EXERCISE OBJECTIVE
Identify all lines below that hold "page" and collect them.

DATA LINES
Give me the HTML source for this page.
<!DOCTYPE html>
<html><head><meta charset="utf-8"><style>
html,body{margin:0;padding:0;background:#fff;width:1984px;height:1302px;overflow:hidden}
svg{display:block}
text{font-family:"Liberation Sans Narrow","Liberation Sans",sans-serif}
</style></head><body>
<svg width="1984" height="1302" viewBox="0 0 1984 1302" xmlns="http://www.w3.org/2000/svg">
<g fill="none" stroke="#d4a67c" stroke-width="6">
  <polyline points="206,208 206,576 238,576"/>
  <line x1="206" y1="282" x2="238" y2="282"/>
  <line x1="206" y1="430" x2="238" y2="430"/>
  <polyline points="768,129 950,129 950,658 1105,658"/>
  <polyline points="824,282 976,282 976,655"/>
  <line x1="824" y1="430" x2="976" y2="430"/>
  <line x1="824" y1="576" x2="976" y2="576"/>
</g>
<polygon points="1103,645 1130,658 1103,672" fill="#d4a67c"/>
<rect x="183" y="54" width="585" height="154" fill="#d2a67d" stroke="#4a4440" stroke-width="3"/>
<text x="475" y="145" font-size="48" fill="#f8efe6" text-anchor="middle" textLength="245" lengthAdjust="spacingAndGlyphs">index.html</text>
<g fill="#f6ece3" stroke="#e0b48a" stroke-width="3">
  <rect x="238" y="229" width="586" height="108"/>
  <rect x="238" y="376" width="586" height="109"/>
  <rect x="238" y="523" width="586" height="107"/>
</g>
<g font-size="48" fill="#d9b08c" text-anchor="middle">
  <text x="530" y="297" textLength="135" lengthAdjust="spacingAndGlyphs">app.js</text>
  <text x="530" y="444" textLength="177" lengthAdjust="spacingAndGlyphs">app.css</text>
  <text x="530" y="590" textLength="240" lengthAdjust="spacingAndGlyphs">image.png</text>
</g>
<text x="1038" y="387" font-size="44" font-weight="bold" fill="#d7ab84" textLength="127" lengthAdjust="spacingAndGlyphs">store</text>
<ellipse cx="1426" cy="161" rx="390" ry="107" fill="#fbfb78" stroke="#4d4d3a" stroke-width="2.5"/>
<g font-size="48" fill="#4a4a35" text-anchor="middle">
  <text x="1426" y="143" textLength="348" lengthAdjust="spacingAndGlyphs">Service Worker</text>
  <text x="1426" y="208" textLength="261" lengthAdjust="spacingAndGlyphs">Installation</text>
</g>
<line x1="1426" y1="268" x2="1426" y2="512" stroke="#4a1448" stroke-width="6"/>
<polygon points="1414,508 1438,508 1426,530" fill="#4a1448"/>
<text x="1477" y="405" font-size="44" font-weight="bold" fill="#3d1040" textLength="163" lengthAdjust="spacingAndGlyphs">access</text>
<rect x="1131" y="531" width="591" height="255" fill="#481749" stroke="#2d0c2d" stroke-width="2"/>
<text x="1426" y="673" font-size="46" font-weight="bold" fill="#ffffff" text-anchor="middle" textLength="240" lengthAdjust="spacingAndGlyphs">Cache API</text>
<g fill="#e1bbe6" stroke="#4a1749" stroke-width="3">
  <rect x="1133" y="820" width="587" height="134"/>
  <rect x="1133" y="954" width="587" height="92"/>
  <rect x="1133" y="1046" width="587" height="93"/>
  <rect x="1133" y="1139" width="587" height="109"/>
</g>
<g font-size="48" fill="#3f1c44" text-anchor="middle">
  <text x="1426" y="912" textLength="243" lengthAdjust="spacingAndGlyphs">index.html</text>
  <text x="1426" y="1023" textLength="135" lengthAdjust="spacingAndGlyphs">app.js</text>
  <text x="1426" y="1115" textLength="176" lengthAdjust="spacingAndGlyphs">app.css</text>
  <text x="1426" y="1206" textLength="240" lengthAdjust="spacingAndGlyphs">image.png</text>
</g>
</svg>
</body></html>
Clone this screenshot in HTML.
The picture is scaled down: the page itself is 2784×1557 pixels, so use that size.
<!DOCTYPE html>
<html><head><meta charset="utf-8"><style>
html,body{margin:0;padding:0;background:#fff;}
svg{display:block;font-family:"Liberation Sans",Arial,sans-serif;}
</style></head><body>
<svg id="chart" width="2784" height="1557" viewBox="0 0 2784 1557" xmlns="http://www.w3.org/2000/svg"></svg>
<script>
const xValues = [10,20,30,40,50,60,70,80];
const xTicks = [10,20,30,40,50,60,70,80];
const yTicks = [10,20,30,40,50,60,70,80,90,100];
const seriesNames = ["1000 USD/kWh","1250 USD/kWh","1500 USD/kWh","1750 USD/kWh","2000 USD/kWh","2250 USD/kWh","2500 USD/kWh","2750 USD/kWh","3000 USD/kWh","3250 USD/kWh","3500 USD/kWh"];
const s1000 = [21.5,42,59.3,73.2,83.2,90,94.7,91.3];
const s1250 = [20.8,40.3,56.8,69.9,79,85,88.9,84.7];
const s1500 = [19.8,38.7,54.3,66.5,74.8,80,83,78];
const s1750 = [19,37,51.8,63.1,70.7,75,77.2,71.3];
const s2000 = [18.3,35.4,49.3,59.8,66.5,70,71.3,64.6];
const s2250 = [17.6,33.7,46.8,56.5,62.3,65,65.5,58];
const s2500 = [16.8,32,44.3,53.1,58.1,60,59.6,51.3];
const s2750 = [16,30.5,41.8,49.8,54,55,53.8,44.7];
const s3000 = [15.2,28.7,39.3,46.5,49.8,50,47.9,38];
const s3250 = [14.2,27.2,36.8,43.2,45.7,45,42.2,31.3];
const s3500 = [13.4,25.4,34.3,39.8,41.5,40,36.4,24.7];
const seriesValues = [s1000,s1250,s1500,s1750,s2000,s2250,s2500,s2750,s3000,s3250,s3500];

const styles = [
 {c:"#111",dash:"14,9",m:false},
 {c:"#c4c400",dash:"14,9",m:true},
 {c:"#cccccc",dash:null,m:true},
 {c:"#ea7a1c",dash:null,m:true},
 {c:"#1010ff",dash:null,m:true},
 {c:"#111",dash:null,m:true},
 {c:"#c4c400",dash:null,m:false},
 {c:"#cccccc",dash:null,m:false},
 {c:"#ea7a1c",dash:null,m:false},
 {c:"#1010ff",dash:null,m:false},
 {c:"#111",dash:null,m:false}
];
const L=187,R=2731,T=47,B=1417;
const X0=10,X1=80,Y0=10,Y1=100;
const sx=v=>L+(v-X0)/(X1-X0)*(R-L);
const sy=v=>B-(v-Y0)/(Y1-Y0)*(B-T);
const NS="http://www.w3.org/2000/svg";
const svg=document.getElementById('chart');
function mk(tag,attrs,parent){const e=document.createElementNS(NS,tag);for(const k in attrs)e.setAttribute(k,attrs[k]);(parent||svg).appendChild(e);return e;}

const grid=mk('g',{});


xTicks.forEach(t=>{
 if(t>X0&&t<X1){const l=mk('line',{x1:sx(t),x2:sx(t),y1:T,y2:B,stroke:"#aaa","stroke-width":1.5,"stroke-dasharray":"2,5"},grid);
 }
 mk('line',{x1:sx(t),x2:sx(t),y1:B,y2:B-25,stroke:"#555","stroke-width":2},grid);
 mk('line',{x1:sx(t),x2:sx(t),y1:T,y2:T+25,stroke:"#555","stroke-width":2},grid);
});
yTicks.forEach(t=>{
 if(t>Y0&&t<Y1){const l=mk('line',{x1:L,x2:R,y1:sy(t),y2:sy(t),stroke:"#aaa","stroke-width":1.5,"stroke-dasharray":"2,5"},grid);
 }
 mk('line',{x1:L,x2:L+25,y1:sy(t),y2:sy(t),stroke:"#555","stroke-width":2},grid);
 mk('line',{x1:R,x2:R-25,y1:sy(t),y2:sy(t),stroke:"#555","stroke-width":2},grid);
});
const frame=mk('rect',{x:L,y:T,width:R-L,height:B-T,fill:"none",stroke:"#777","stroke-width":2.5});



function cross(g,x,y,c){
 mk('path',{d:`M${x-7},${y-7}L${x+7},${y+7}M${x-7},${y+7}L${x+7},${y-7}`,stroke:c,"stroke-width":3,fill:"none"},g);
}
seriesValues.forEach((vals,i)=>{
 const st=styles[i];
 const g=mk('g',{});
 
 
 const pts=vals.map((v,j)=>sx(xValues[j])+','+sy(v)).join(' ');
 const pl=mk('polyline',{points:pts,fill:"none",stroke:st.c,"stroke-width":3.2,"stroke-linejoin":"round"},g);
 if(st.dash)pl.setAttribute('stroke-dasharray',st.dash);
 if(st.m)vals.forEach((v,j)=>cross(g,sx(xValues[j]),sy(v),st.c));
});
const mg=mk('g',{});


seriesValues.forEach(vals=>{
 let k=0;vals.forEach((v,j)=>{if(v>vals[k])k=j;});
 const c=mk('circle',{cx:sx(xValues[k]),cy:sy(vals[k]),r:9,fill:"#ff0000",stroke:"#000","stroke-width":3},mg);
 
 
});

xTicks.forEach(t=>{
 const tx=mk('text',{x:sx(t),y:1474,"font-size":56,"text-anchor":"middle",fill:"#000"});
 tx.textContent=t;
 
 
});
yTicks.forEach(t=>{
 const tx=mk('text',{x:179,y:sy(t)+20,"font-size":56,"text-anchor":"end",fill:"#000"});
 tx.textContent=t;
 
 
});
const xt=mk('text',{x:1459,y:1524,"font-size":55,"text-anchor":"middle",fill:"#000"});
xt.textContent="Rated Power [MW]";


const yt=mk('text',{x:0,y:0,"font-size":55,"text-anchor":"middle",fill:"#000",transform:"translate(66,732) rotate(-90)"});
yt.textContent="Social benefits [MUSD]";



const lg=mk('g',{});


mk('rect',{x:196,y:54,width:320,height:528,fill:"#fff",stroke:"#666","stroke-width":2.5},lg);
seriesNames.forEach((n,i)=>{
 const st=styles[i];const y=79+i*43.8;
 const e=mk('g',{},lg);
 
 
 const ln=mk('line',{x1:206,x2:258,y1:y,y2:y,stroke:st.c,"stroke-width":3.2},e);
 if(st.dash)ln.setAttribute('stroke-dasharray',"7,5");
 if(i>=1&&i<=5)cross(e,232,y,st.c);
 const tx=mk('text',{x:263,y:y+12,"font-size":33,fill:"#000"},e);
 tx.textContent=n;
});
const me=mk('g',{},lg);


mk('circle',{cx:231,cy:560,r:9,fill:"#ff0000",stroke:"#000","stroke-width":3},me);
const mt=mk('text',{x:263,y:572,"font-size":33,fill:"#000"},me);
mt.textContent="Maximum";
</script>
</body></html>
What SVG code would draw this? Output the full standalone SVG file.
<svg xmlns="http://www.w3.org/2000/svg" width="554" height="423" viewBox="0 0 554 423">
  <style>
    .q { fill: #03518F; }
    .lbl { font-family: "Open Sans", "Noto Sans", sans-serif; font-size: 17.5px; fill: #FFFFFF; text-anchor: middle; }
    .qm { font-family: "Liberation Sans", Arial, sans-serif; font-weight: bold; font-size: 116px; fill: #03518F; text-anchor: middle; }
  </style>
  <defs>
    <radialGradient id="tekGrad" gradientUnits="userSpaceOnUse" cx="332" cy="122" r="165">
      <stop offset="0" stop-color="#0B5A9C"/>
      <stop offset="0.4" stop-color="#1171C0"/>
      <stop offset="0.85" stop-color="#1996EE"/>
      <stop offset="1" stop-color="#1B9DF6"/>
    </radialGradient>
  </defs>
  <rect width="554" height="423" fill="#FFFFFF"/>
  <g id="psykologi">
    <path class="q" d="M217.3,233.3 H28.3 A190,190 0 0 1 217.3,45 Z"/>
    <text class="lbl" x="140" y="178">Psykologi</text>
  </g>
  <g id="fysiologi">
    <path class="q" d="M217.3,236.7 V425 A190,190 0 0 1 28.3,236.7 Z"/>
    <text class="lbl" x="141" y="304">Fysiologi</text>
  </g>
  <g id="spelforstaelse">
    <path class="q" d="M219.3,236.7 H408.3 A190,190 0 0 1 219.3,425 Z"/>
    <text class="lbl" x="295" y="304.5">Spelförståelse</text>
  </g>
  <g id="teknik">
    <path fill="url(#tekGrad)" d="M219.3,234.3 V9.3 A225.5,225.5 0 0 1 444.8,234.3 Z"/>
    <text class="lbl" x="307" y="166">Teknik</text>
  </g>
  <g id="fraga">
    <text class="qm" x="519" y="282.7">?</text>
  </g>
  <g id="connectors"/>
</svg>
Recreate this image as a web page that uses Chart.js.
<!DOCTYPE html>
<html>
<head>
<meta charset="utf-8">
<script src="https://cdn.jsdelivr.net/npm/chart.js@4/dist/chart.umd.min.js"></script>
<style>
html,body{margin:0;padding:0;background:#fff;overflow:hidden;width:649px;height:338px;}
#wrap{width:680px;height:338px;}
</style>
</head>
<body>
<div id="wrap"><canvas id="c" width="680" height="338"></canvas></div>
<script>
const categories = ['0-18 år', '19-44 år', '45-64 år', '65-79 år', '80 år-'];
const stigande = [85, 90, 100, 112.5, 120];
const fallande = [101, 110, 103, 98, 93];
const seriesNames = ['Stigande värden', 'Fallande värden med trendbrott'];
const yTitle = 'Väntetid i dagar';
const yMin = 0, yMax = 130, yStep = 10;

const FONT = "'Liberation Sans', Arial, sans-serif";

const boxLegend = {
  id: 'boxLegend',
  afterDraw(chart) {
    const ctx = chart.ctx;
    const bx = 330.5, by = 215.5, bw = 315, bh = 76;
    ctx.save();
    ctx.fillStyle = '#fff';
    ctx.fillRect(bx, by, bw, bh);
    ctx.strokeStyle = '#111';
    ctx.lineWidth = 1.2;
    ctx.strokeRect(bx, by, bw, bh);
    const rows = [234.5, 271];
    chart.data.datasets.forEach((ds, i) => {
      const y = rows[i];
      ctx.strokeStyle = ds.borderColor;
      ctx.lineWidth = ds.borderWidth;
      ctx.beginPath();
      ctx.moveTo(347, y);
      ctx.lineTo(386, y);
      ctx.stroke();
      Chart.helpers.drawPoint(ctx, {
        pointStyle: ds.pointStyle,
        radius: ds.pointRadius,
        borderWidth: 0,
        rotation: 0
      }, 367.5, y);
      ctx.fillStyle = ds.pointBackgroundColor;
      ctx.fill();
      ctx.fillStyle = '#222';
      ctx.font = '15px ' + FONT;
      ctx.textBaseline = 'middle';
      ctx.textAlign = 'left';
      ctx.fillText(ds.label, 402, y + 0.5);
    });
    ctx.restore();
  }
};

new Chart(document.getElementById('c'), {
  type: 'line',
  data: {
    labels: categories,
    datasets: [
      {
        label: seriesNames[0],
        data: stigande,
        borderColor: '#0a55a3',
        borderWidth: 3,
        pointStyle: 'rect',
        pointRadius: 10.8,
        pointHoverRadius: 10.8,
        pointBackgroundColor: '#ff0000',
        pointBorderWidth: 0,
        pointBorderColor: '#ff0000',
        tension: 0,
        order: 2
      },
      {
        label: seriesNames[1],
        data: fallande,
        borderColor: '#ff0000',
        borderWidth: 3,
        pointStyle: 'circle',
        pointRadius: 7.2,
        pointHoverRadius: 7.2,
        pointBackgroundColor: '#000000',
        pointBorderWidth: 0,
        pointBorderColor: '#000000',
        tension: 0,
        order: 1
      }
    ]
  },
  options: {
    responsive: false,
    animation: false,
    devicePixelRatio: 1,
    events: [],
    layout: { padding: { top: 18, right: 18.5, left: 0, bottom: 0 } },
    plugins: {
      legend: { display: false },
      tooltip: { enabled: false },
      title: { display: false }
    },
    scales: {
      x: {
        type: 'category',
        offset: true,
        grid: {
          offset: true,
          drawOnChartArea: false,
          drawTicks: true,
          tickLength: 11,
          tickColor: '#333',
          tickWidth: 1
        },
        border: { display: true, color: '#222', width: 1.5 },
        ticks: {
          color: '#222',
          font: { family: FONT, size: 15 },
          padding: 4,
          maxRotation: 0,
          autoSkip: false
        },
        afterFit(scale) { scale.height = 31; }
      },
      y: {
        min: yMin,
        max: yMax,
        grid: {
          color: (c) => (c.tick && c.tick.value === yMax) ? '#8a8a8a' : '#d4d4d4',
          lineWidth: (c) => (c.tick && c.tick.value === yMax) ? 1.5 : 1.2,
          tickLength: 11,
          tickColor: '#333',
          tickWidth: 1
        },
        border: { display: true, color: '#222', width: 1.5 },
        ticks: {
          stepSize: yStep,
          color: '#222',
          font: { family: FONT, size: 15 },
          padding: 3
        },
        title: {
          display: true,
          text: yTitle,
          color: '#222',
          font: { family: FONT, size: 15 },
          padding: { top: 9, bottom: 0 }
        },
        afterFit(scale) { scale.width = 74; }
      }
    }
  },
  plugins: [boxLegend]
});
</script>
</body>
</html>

ANSWER BELOW
Give me the HTML source for this page.
The picture is scaled down: the page itself is 2784×1557 pixels, so use that size.
Recreate this image as a web page that uses Chart.js.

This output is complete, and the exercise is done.